Thankfully there was a safety net when my friend Lynn needed it in the early ’60s. She was 3 years old when her dad left her mother and her two older sisters. In the beginning, her mother got AFDC (Aid to Families and Dependent Children). With only a high school education and at a time when women typically didn’t work outside the home, Lynn’s mother wasn’t prepared to go to work. Besides, who would take care of the kids? There were no daycares at that time. Both sets of grandparents lived nearby, and while they provided the support they could, they didn’t have the means to drop everything and take over. Luckily, Lynn and her sisters and mother lived in an apartment building where everyone kept an eye on everybody’s kids, so it was safe for the three girls, once they were all in school, to stay at home while Mom worked in a cafe down the street. When their mom remarried, her new husband took financial responsibility for the family. The way AFDC was able to tide them over and keep them from homelessness is the way assistance is supposed to work. During the time they were on AFDC it was a barebones existence. “We had the necessities and few luxuries,” Lynn says. But they survived.

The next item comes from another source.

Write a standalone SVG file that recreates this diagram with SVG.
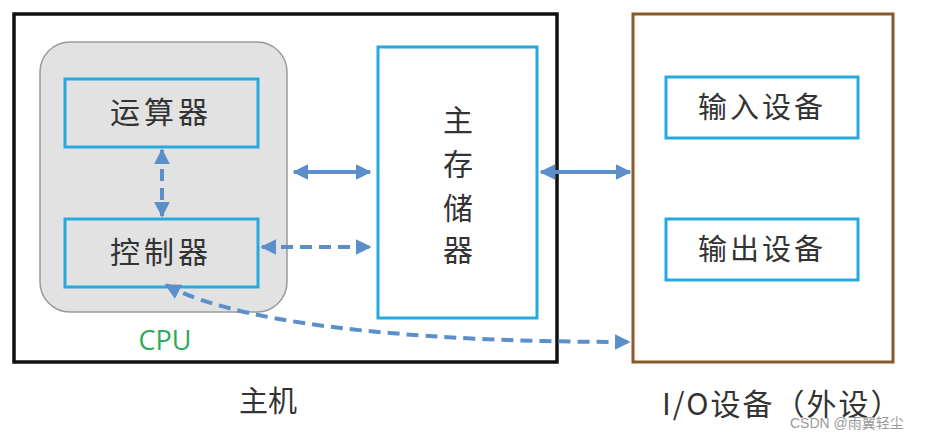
<svg xmlns="http://www.w3.org/2000/svg" width="940" height="437" viewBox="0 0 940 437">
<defs>
<style>
.t{font-family:"Noto Sans CJK SC","Noto Sans",sans-serif;fill:#333;}
.b{fill:none;stroke:#26a9df;stroke-width:3;}
.c{fill:none;stroke:#5b8fc9;stroke-width:4;}
.d{stroke-dasharray:12 7;}
</style>
<marker id="ah" viewBox="0 0 10 10" refX="9" refY="5" markerWidth="4" markerHeight="4" orient="auto-start-reverse" markerUnits="strokeWidth">
<path d="M0,0 L10,5 L0,10 z" fill="#5b8fc9"/>
</marker>
</defs>
<rect width="940" height="437" fill="#fff"/>
<g id="host">
<rect x="14" y="14" width="543" height="348" fill="#fff" stroke="#111" stroke-width="3.5"/>
<text class="t" x="268" y="412" font-size="29" text-anchor="middle">主机</text>
</g>
<g id="cpu">
<rect x="40" y="42" width="247" height="270" rx="30" fill="#e2e2e2" stroke="#9a9a9a" stroke-width="1.5"/>
<text x="165" y="350" font-family="'Open Sans','Noto Sans',sans-serif" font-size="27" fill="#2eaa5a" text-anchor="middle">CPU</text>
</g>
<g id="alu">
<rect class="b" x="65" y="79" width="193" height="68"/>
<text class="t" x="161" y="123" font-size="30" text-anchor="middle" letter-spacing="4">运算器</text>
</g>
<g id="cu">
<rect class="b" x="65" y="219" width="193" height="68"/>
<text class="t" x="161" y="263" font-size="30" text-anchor="middle" letter-spacing="4">控制器</text>
</g>
<g id="mem">
<rect class="b" x="378" y="47" width="159" height="271" fill="#fff"/>
<text class="t" x="458" y="131" font-size="30" text-anchor="middle">主</text>
<text class="t" x="458" y="175" font-size="30" text-anchor="middle">存</text>
<text class="t" x="458" y="219" font-size="30" text-anchor="middle">储</text>
<text class="t" x="458" y="261" font-size="30" text-anchor="middle">器</text>
</g>
<g id="io">
<rect x="633" y="14" width="260" height="348" fill="#fff" stroke="#8b5a2b" stroke-width="3"/>
<text class="t" x="662" y="415" font-size="30" letter-spacing="2">I/O设备（外设）</text>
</g>
<g id="input">
<rect class="b" x="666" y="77" width="192" height="61"/>
<text class="t" x="762" y="118" font-size="29" text-anchor="middle" letter-spacing="3">输入设备</text>
</g>
<g id="output">
<rect class="b" x="666" y="219" width="192" height="61"/>
<text class="t" x="762" y="260" font-size="29" text-anchor="middle" letter-spacing="3">输出设备</text>
</g>
<g id="connectors">
<line class="c d" x1="162" y1="150" x2="162" y2="216" marker-start="url(#ah)" marker-end="url(#ah)"/>
<line class="c" x1="294" y1="172" x2="370" y2="172" marker-start="url(#ah)" marker-end="url(#ah)"/>
<line class="c d" x1="262" y1="247" x2="370" y2="247" marker-start="url(#ah)" marker-end="url(#ah)"/>
<line class="c" x1="541" y1="172" x2="630" y2="172" marker-start="url(#ah)" marker-end="url(#ah)"/>
<path class="c d" d="M166,285 C250,330 450,342 629,342" marker-start="url(#ah)" marker-end="url(#ah)"/>
</g>
<text x="790" y="428" font-family="'Liberation Sans',sans-serif" font-size="14" fill="#999">CSDN @<tspan font-family="'Noto Sans CJK SC',sans-serif">雨翼轻尘</tspan></text>
</svg>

If someone gets help when they need it, as Lynn and her family did, it’s more likely they won’t need help in the future. It’s like fixing the leaky roof when it starts leaking rather than waiting several years, by which time you have to rebuild the whole house. (This goes for health care, too, by the way.)
Another friend of mine, back in the mid-’80s, was married and had a child. When her little boy was 2 she recognized that she couldn’t allow her husband to abuse her or her child any longer. She picked up her son and moved to the Twin Cities. She already had a college degree and some work skills, but even so,  her degree didn’t give her the kind of living that would have supported herself and her child. She enrolled in accounting classes and got a part-time job but she still couldn’t make ends meet.  And she didn’t have a family support network here. If she hadn’t received the $437 per month assistance, off and on over a period of two or three years, she and her son would have lived in her car—or couch surfed. She said at that time on assistance you could afford to rent an apartment and even save a little. “Having something sooner rather than later” was extremely helpful. She has been fortunate. She is now on her feet, owns a house and has a good job. She wonders how, nowadays, on $437 per month, anyone could be expected to get out from under in five years, or even 10.